Banned from sun, Elkridge business could die

Zoning officials say plants must go inside

July 20, 1999|By Edward Lee | Edward Lee,SUN STAFF

Harry Millstein knows his flowers.

The owner of Greta's Gardens in Elkridge knows that cauliflower and broccoli seeds planted in the fall can withstand Maryland winters. He knows that pansies thrive during the spring and fall and must be kept in the shade during the summer.

Millstein also knows that marigolds and petunias need sunlight and that if he moves them to a covered porch in front of his nursery as Howard County zoning officials have ordered him to do, the annuals -- and his business -- will perish.

"I cannot operate a business like that," Millstein says. "My business survives on plants [being] outdoors, in the sun."

Millstein's dilemma began before he signed a five-year lease a year ago to rent an 8,800-square-foot building on 0.7 of an acre in the 6800 block of Washington Blvd.

The tiny parcel is zoned M-2, for heavy industrial use, which prohibits retail sales and displays on the property.

But as far back as the 1940s, various retail ventures ranging from a car dealership to a pottery shop sprouted up on the property.
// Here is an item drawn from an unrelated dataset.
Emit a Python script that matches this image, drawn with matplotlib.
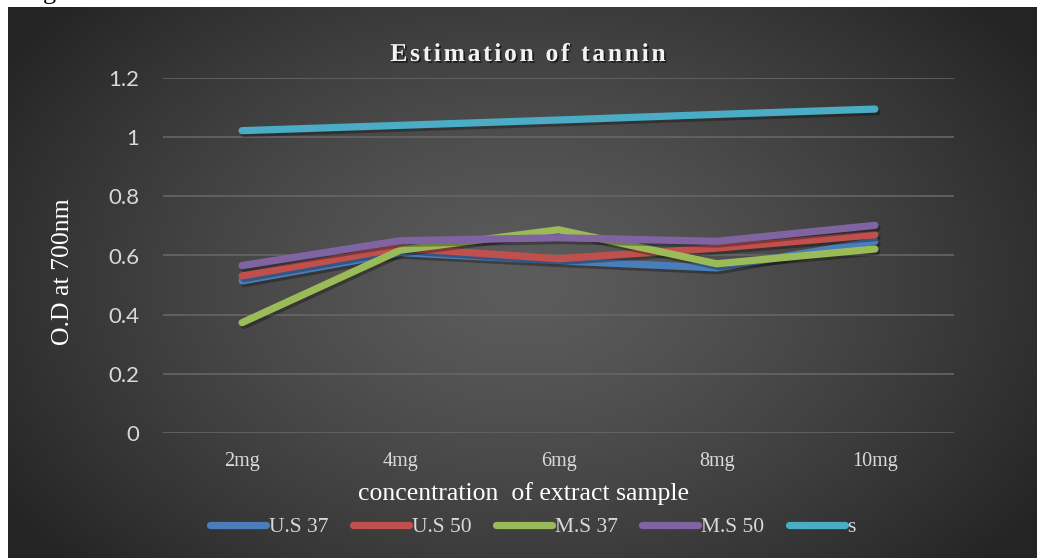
import numpy as np
import matplotlib
matplotlib.use("Agg")
import matplotlib.pyplot as plt
import matplotlib.patheffects as pe
from matplotlib.font_manager import FontProperties, findfont, get_font

# data
doses = ["2mg", "4mg", "6mg", "8mg", "10mg"]
us37 = [0.514, 0.610, 0.582, 0.558, 0.648]
us50 = [0.531, 0.626, 0.589, 0.625, 0.670]
ms37 = [0.373, 0.618, 0.687, 0.572, 0.622]
ms50 = [0.566, 0.650, 0.660, 0.648, 0.702]
s_std = [1.022, 1.040, 1.058, 1.077, 1.095]

series = [
    ("U.S 37", us37, "#4a7ebb"),
    ("U.S 50", us50, "#c0504d"),
    ("M.S 37", ms37, "#9bbb59"),
    ("M.S 50", ms50, "#8064a2"),
    ("s", s_std, "#4bacc6"),
]

W, H = 1038, 558
fig = plt.figure(figsize=(W / 100, H / 100), dpi=100, facecolor="white")

# dark radial gradient panel (Excel chart style)
bg = fig.add_axes([8 / W, 0, (W - 9) / W, 1 - 7 / H], zorder=0)
yy, xx = np.mgrid[0:300, 0:600]
r = np.sqrt(((xx - 300) / 360.0) ** 2 + ((yy - 150) / 230.0) ** 2)
shade = 0x5c - (0x5c - 0x24) * np.clip(r, 0, 1) ** 1.3
img = np.dstack([shade, shade, shade]) / 255.0
bg.imshow(img, aspect="auto", extent=[0, 1, 0, 1], interpolation="bicubic")
bg.axis("off")

# bit of text from the page above, cut off in the reference too
fig.text(43 / W, 1 + 1 / H, "g", family="Liberation Serif", fontsize=19,
         color="black", va="baseline")

ax = fig.add_axes([163 / W, 1 - 433 / H, (954 - 163) / W, (433 - 78) / H],
                  zorder=1)
ax.patch.set_alpha(0)

x = np.arange(len(doses))
shadow = [pe.SimpleLineShadow(offset=(1.5, -2), shadow_color="black", alpha=0.3),
          pe.Normal()]
for name, vals, col in series:
    ax.plot(x, vals, color=col, lw=5.2, solid_capstyle="round",
            solid_joinstyle="round", label=name, path_effects=shadow)

ax.set_xlim(-0.5, len(doses) - 0.5)
ax.set_ylim(0, 1.2)
ax.set_yticks(np.arange(0, 1.21, 0.2))
ax.set_yticklabels(["0", "0.2", "0.4", "0.6", "0.8", "1", "1.2"])
ax.set_xticks(x)
ax.set_xticklabels(doses)
ax.grid(axis="y", color="#666666", lw=1.2)
ax.set_axisbelow(True)
for sp in ax.spines.values():
    sp.set_visible(False)
ax.tick_params(axis="y", length=0, pad=17, labelcolor="#d9d9d9", labelsize=16)
ax.tick_params(axis="x", length=0, pad=14, labelcolor="#d9d9d9", labelsize=14.5)
for lab in ax.get_yticklabels():
    lab.set_family("Lato")
for lab in ax.get_xticklabels():
    lab.set_family("Liberation Serif")

fig.text(63 / W, 1 - 272 / H, "O.D at 700nm", rotation=90, ha="center",
         va="center", family="Liberation Serif", fontsize=18.5, color="white")
fig.text(524 / W, 1 - 494 / H, "concentration  of extract sample", ha="center",
         va="center", family="Liberation Serif", fontsize=18.5, color="white")

# letter-spaced bold title with shadow
title = "Estimation of tannin"
tsize = 18.5
fp = FontProperties(family="Liberation Serif", weight="bold", size=tsize)
font = get_font(findfont(fp))
font.set_size(tsize, 100)
adv = [font.load_char(ord(c)).linearHoriAdvance / 65536 for c in title]
track = 2.6
total = sum(adv) + track * (len(title) - 1)
xpos = 528 - total / 2
tshadow = [pe.SimplePatchShadow(offset=(1.2, -1.2), shadow_rgbFace="black",
                                alpha=0.6), pe.Normal()]
for c, a in zip(title, adv):
    if c != " ":
        fig.text(xpos / W, 1 - 61 / H, c, fontproperties=fp, color="#f2f2f2",
                 va="baseline", ha="left", path_effects=tshadow)
    xpos += a + track

leg = fig.legend(loc="center", bbox_to_anchor=(533 / W, 1 - 527 / H), ncol=5,
                 frameon=False, handlelength=2.6, handletextpad=0.12,
                 columnspacing=1.15,
                 prop=FontProperties(family="Liberation Serif", size=15.5))
for t in leg.get_texts():
    t.set_color("#d9d9d9")
for h in leg.get_lines():
    h.set_linewidth(5.2)
    h.set_solid_capstyle("round")
    h.set_path_effects([])

fig.savefig("out.png", dpi=100, facecolor="white")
The most recent incarnation was a furniture store in 1997.

None of the commercial businesses operated with county approval until James E. Collins, who bought the land in 1983, asked the county Department of Planning and Zoning last year to permit Millstein to start a garden and florist shop.

Despite objections from Edward Dick, who owns a nursery several hundred feet from the site, the department approved Collins' request, but limited retail display and sales on the property to inside the building and under the covered front porch.

But zoning inspector William J. Dukes, following up on a written complaint two months ago, found that Millstein kept his marigolds and petunias behind a fenced area next to the store -- clearly visible from Washington Boulevard.

Dukes issued Millstein a cease-and-desist order July 6, ordering him to make changes or face criminal and civil penalties.

Millstein concedes that the marigolds and petunias are on display, but he says any customer who wishes to buy the flowers must go inside the store to make the purchase.

Millstein also argues that the nature of his business prevents him from keeping plants and flowers indoors.

"Where am I supposed to keep my plants?" he asks. "Plants can't stay underneath [the porch]. They need sun."

Bob Lalush, a county planner, says that although he is sympathetic to Millstein's problems, he is handcuffed by the zoning code.

"The property is zoned the way it is zoned, and we're required to do things in a legal manner," Lalush says. "I don't want to sound heartless, but that is the situation here."

Lalush says Millstein could ask the Zoning Board to rezone the property to include retail sales or ask the County Council to amend the zoning code, but both options would likely require hiring a lawyer -- a costly idea that Millstein says he cannot afford.

Millstein says he believes that Dick complained about the competition.

"I'm killing his business," Mill- stein says of Dick's nursery. "He's jealous. If I was in his place, I'd be jealous of me, too."

Dick did not respond to a request for comment.

Millstein says he could attach black plastic to the fence to hide his flowers from Washington Boulevard, but he doesn't know whether that would satisfy county officials.

Millstein says if he cannot keep his flowers and plants outside, he will have to move his business elsewhere. But he pledges not to reopen in the county.

"Not in Howard County. Anywhere but Howard County," Mill- stein says. "Instead of the county helping new businesses, they go against them."